====== Data section

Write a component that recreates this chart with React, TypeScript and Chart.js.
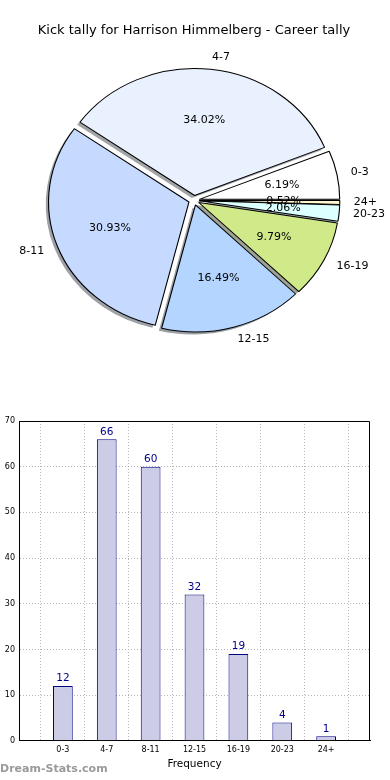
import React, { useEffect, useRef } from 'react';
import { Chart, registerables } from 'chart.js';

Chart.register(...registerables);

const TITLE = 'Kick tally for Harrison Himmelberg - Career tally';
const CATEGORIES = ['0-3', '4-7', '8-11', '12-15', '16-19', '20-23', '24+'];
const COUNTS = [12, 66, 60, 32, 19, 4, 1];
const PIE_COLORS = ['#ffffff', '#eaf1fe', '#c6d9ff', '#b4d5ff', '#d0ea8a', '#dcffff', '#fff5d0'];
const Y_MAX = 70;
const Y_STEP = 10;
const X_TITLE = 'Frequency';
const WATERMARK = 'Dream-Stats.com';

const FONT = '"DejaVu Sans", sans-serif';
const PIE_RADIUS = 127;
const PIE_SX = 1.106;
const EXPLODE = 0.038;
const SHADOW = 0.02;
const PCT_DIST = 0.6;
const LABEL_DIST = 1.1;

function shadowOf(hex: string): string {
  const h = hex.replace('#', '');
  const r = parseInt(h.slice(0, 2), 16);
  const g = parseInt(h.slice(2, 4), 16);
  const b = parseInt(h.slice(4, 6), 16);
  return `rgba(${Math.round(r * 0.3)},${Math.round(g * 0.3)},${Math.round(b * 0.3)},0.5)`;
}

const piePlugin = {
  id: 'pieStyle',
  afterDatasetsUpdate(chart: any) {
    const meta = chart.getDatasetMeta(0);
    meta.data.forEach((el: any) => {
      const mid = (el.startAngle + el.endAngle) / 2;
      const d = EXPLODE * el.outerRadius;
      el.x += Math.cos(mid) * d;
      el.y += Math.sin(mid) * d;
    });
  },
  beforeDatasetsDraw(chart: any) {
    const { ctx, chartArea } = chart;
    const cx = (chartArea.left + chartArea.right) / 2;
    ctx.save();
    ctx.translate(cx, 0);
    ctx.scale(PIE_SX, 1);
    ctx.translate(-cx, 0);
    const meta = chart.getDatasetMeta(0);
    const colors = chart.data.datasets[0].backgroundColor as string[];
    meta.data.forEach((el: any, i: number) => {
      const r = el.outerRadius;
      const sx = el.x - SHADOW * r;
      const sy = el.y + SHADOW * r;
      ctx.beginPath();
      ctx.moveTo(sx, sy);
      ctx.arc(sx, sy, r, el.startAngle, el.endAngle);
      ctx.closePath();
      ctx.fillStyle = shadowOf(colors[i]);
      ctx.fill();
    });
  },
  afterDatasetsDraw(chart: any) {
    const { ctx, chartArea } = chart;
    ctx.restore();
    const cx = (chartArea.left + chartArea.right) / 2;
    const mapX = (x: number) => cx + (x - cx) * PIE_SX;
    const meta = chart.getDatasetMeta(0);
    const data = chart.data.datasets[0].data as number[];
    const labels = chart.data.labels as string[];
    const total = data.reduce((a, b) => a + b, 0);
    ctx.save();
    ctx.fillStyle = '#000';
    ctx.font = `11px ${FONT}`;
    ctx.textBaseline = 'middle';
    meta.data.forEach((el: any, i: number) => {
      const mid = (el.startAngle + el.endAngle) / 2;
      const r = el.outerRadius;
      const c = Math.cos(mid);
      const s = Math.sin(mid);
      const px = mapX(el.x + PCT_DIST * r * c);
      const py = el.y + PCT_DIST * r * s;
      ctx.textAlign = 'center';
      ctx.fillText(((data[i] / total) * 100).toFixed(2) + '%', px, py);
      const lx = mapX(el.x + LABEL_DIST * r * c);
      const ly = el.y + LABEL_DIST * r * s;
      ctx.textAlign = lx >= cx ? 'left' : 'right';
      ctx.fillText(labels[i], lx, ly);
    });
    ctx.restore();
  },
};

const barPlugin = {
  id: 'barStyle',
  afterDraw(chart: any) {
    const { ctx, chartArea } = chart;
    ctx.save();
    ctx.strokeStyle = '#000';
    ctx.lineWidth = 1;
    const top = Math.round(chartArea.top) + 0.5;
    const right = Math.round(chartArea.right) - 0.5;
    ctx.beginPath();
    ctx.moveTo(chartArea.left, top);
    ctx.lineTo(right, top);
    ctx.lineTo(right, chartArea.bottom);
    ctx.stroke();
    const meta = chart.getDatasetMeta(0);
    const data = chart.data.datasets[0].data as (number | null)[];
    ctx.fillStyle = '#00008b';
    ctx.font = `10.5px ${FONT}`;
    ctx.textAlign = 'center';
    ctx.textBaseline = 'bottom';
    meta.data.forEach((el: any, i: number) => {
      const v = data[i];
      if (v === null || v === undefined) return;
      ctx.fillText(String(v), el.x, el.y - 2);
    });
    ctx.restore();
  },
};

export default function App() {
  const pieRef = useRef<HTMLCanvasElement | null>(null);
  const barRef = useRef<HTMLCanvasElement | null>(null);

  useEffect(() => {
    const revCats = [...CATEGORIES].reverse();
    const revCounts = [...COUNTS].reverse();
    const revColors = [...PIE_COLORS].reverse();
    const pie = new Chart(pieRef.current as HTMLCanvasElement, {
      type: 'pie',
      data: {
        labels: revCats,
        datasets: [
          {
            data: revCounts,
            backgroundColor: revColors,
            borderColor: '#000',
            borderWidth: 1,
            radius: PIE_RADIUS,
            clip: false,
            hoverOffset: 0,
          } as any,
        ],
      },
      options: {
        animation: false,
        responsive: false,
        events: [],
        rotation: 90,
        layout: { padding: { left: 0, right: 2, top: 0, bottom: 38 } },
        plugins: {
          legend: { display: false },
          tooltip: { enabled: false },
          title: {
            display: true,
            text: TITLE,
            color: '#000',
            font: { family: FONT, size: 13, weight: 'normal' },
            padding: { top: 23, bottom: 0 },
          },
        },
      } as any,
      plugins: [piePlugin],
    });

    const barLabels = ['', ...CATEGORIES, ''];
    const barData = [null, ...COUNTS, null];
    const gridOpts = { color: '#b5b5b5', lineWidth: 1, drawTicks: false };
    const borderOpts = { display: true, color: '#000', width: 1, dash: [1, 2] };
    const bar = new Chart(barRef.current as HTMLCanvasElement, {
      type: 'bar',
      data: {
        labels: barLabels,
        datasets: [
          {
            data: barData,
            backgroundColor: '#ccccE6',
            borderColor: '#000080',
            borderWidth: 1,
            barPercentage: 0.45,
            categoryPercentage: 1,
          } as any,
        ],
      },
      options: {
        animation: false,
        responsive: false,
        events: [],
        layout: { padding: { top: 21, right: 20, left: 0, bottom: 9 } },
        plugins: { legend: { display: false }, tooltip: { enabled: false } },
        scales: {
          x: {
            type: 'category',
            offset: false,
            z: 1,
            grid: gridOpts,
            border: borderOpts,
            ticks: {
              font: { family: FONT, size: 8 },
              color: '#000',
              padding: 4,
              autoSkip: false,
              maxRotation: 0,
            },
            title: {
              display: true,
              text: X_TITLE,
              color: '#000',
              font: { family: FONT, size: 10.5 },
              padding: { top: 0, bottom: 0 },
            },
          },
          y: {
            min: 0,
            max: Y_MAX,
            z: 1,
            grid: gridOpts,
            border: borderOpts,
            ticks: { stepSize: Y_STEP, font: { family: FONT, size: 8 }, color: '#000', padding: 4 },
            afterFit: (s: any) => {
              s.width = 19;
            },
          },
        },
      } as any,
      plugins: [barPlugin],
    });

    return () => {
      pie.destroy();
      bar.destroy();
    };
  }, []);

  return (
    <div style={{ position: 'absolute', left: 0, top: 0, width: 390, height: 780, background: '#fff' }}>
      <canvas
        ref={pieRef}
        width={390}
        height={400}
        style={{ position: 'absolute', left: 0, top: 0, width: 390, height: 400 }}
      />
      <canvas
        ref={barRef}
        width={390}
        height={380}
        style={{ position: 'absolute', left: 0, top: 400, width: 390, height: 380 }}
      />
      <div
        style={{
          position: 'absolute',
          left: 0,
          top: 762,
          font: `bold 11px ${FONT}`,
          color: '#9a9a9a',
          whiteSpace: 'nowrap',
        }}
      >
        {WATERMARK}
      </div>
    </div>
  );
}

============

> Requirements:
Leave out any pictures, please, and quote only the lines from the top of the data through the line that contains "Chart.register(...registerables);".

> Output of the task:
Write a component that recreates this chart with React, TypeScript and Chart.js.
import React, { useEffect, useRef } from 'react';
import { Chart, registerables } from 'chart.js';

Chart.register(...registerables);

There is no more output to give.